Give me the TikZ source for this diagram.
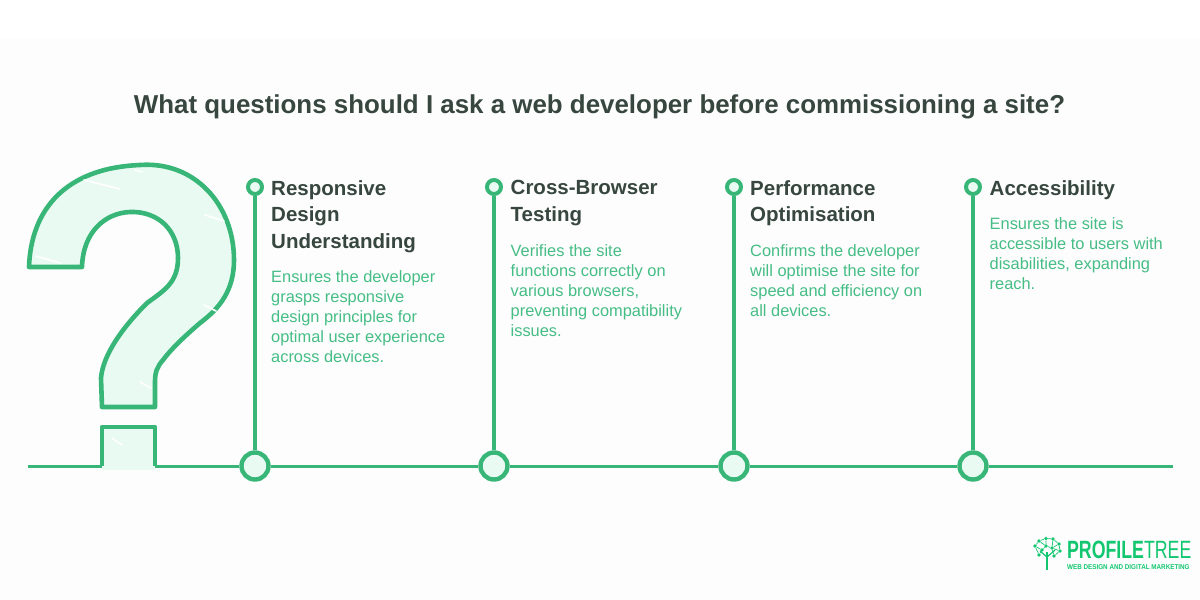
\documentclass[tikz,border=0pt]{standalone}
\usepackage{fontspec}
\setmainfont{Liberation Sans}
\definecolor{gr}{HTML}{37B678}
\definecolor{txtg}{HTML}{45BD85}
\definecolor{lightg}{HTML}{E9FAF3}
\definecolor{dark}{HTML}{37463F}
\definecolor{logog}{HTML}{12C76F}
\tikzset{
  x=1pt,y=-1pt,
  topdot/.style={circle,draw=gr,line width=4pt,fill=lightg,minimum size=14pt,inner sep=0pt},
  botdot/.style={circle,draw=gr,line width=4.4pt,fill=lightg,minimum size=27pt,inner sep=0pt},
  stem/.style={draw=gr,line width=4pt},
  base/.style={draw=gr,line width=3pt},
  outline/.style={draw=gr,line width=4.6pt,line join=round},
  head/.style={anchor=north west,align=left,inner sep=0pt,text=dark,font=\fontsize{20.5}{26.7}\selectfont\bfseries},
  desc/.style={anchor=north west,align=left,inner sep=0pt,text=txtg,font=\fontsize{16.4}{20}\selectfont},
  streak/.style={draw=white,line width=1.6pt,line cap=round},
  twig/.style={draw=logog,line width=.7pt},
  leaf/.style={circle,fill=logog,inner sep=0pt,minimum size=3.6pt},
}
\begin{document}
\begin{tikzpicture}
\useasboundingbox[fill=white!99.4!black] (0,0) rectangle (1200,600);
\fill[white] (0,0) rectangle (1200,38);

\node[anchor=center,inner sep=0pt,text=dark,font=\fontsize{25.9}{30}\selectfont\bfseries] (title) at (599.5,107) {What questions should I ask a web developer before commissioning a site?};

% question mark
\path[fill=lightg,outline]
  (29,267) .. controls (31,210) and (65,168) .. (140,165)
  .. controls (195,161) and (234,205) .. (234,260)
  .. controls (234,290) and (220,308) .. (200,323)
  .. controls (185,336) and (172,348) .. (163,360)
  .. controls (157,367) and (155,372) .. (155,382)
  -- (155,407) -- (102,407) -- (101,378)
  .. controls (103,355) and (122,328) .. (147,303)
  .. controls (165,290) and (178,282) .. (178,258)
  .. controls (178,230) and (158,211) .. (130,212)
  .. controls (105,213) and (83,232) .. (82,267) -- cycle;
\fill[lightg] (102,427) rectangle (155,470);
\draw[streak] (84,180) -- (120,189);
\draw[streak] (205,215) -- (224,221);
\draw[streak] (36,256) -- (60,263);
\draw[streak] (204,305) -- (216,311);
\draw[streak] (140,382) -- (151,388);
\draw[streak] (112,438) -- (122,445);
\draw[streak] (135,170) -- (142,172);

% nodes
\node[topdot] (t1) at (255,187) {};
\node[topdot] (t2) at (494,187) {};
\node[topdot] (t3) at (734,187) {};
\node[topdot] (t4) at (973,187) {};
\coordinate (lstart) at (28,466);
\coordinate (lend) at (1173,466);
\coordinate (dl) at (102,466);
\coordinate (dr) at (155,466);
\node[botdot] (b1) at (255,466) {};
\node[botdot] (b2) at (494,466) {};
\node[botdot] (b3) at (734,466) {};
\node[botdot] (b4) at (973,466) {};

\draw[stem] (t1) -- (b1);
\draw[stem] (t2) -- (b2);
\draw[stem] (t3) -- (b3);
\draw[stem] (t4) -- (b4);

\draw[base] (lstart) -- (dl);
\draw[outline] (dl) -- (102,427) -- (155,427) -- (dr);
\draw[base] (dr) -- (b1);
\draw[base] (b1) -- (b2);
\draw[base] (b2) -- (b3);
\draw[base] (b3) -- (b4);
\draw[base] (b4) -- (lend);

% texts
\node[head] (h1) at (271,180) {Responsive\\Design\\Understanding};
\node[desc] (d1) at (271,270.5) {Ensures the developer\\grasps responsive\\design principles for\\optimal user experience\\across devices.};
\node[head] (h2) at (510.5,180) {Cross-Browser\\Testing};
\node[desc] (d2) at (510.5,244) {Verifies the site\\functions correctly on\\various browsers,\\preventing compatibility\\issues.};
\node[head] (h3) at (750,180) {Performance\\Optimisation};
\node[desc] (d3) at (750,244) {Confirms the developer\\will optimise the site for\\speed and efficiency on\\all devices.};
\node[head] (h4) at (989.5,180) {Accessibility};
\node[desc] (d4) at (989.5,217.5) {Ensures the site is\\accessible to users with\\disabilities, expanding\\reach.};

% logo
\draw[logog,line width=2.2pt] (1047,570) -- (1047,552);
\draw[logog,line width=1.2pt] (1047,557) -- (1040,551) (1047,557) -- (1055,550);
\foreach \n/\x/\y in {a/1035/546,b/1039/541,c/1046/538.5,d/1053/539,e/1059/544,f/1060/551,g/1054/556,h/1039/555,i/1046/546,j/1052/548,k/1042/550}{
  \node[leaf] (lf\n) at (\x,\y) {};
}
\draw[twig] (lfa)--(lfb)--(lfc)--(lfd)--(lfe)--(lff)--(lfg)--(lfj)--(lfi)--(lfk)--(lfh)--(lfa);
\draw[twig] (lfi)--(lfc) (lfi)--(lfb) (lfj)--(lfd) (lfj)--(lfe) (lfk)--(lfa) (lfj)--(lff);
\node[anchor=base west,inner sep=0pt,text=logog,xscale=.71,font=\fontsize{25}{28}\selectfont\bfseries] (brand) at (1067,558.5) {PROFILE\mdseries TREE};
\node[anchor=base west,inner sep=0pt,text=logog,xscale=.9,font=\fontsize{7}{8}\selectfont\bfseries] (tag) at (1067,569.5) {WEB DESIGN AND DIGITAL MARKETING};
\end{tikzpicture}
\end{document}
****************
• REQUIRED TASK
Copy the material above exactly and drop the pictures.

• SOLUTION TO THIS TASK
Give me the TikZ source for this diagram.
\documentclass[tikz,border=0pt]{standalone}
\usepackage{fontspec}
\setmainfont{Liberation Sans}
\definecolor{gr}{HTML}{37B678}
\definecolor{txtg}{HTML}{45BD85}
\definecolor{lightg}{HTML}{E9FAF3}
\definecolor{dark}{HTML}{37463F}
\definecolor{logog}{HTML}{12C76F}
\tikzset{
  x=1pt,y=-1pt,
  topdot/.style={circle,draw=gr,line width=4pt,fill=lightg,minimum size=14pt,inner sep=0pt},
  botdot/.style={circle,draw=gr,line width=4.4pt,fill=lightg,minimum size=27pt,inner sep=0pt},
  stem/.style={draw=gr,line width=4pt},
  base/.style={draw=gr,line width=3pt},
  outline/.style={draw=gr,line width=4.6pt,line join=round},
  head/.style={anchor=north west,align=left,inner sep=0pt,text=dark,font=\fontsize{20.5}{26.7}\selectfont\bfseries},
  desc/.style={anchor=north west,align=left,inner sep=0pt,text=txtg,font=\fontsize{16.4}{20}\selectfont},
  streak/.style={draw=white,line width=1.6pt,line cap=round},
  twig/.style={draw=logog,line width=.7pt},
  leaf/.style={circle,fill=logog,inner sep=0pt,minimum size=3.6pt},
}
\begin{document}
\begin{tikzpicture}
\useasboundingbox[fill=white!99.4!black] (0,0) rectangle (1200,600);
\fill[white] (0,0) rectangle (1200,38);

\node[anchor=center,inner sep=0pt,text=dark,font=\fontsize{25.9}{30}\selectfont\bfseries] (title) at (599.5,107) {What questions should I ask a web developer before commissioning a site?};

% question mark
\path[fill=lightg,outline]
  (29,267) .. controls (31,210) and (65,168) .. (140,165)
  .. controls (195,161) and (234,205) .. (234,260)
  .. controls (234,290) and (220,308) .. (200,323)
  .. controls (185,336) and (172,348) .. (163,360)
  .. controls (157,367) and (155,372) .. (155,382)
  -- (155,407) -- (102,407) -- (101,378)
  .. controls (103,355) and (122,328) .. (147,303)
  .. controls (165,290) and (178,282) .. (178,258)
  .. controls (178,230) and (158,211) .. (130,212)
  .. controls (105,213) and (83,232) .. (82,267) -- cycle;
\fill[lightg] (102,427) rectangle (155,470);
\draw[streak] (84,180) -- (120,189);
\draw[streak] (205,215) -- (224,221);
\draw[streak] (36,256) -- (60,263);
\draw[streak] (204,305) -- (216,311);
\draw[streak] (140,382) -- (151,388);
\draw[streak] (112,438) -- (122,445);
\draw[streak] (135,170) -- (142,172);

% nodes
\node[topdot] (t1) at (255,187) {};
\node[topdot] (t2) at (494,187) {};
\node[topdot] (t3) at (734,187) {};
\node[topdot] (t4) at (973,187) {};
\coordinate (lstart) at (28,466);
\coordinate (lend) at (1173,466);
\coordinate (dl) at (102,466);
\coordinate (dr) at (155,466);
\node[botdot] (b1) at (255,466) {};
\node[botdot] (b2) at (494,466) {};
\node[botdot] (b3) at (734,466) {};
\node[botdot] (b4) at (973,466) {};

\draw[stem] (t1) -- (b1);
\draw[stem] (t2) -- (b2);
\draw[stem] (t3) -- (b3);
\draw[stem] (t4) -- (b4);

\draw[base] (lstart) -- (dl);
\draw[outline] (dl) -- (102,427) -- (155,427) -- (dr);
\draw[base] (dr) -- (b1);
\draw[base] (b1) -- (b2);
\draw[base] (b2) -- (b3);
\draw[base] (b3) -- (b4);
\draw[base] (b4) -- (lend);

% texts
\node[head] (h1) at (271,180) {Responsive\\Design\\Understanding};
\node[desc] (d1) at (271,270.5) {Ensures the developer\\grasps responsive\\design principles for\\optimal user experience\\across devices.};
\node[head] (h2) at (510.5,180) {Cross-Browser\\Testing};
\node[desc] (d2) at (510.5,244) {Verifies the site\\functions correctly on\\various browsers,\\preventing compatibility\\issues.};
\node[head] (h3) at (750,180) {Performance\\Optimisation};
\node[desc] (d3) at (750,244) {Confirms the developer\\will optimise the site for\\speed and efficiency on\\all devices.};
\node[head] (h4) at (989.5,180) {Accessibility};
\node[desc] (d4) at (989.5,217.5) {Ensures the site is\\accessible to users with\\disabilities, expanding\\reach.};

% logo
\draw[logog,line width=2.2pt] (1047,570) -- (1047,552);
\draw[logog,line width=1.2pt] (1047,557) -- (1040,551) (1047,557) -- (1055,550);
\foreach \n/\x/\y in {a/1035/546,b/1039/541,c/1046/538.5,d/1053/539,e/1059/544,f/1060/551,g/1054/556,h/1039/555,i/1046/546,j/1052/548,k/1042/550}{
  \node[leaf] (lf\n) at (\x,\y) {};
}
\draw[twig] (lfa)--(lfb)--(lfc)--(lfd)--(lfe)--(lff)--(lfg)--(lfj)--(lfi)--(lfk)--(lfh)--(lfa);
\draw[twig] (lfi)--(lfc) (lfi)--(lfb) (lfj)--(lfd) (lfj)--(lfe) (lfk)--(lfa) (lfj)--(lff);
\node[anchor=base west,inner sep=0pt,text=logog,xscale=.71,font=\fontsize{25}{28}\selectfont\bfseries] (brand) at (1067,558.5) {PROFILE\mdseries TREE};
\node[anchor=base west,inner sep=0pt,text=logog,xscale=.9,font=\fontsize{7}{8}\selectfont\bfseries] (tag) at (1067,569.5) {WEB DESIGN AND DIGITAL MARKETING};
\end{tikzpicture}
\end{document}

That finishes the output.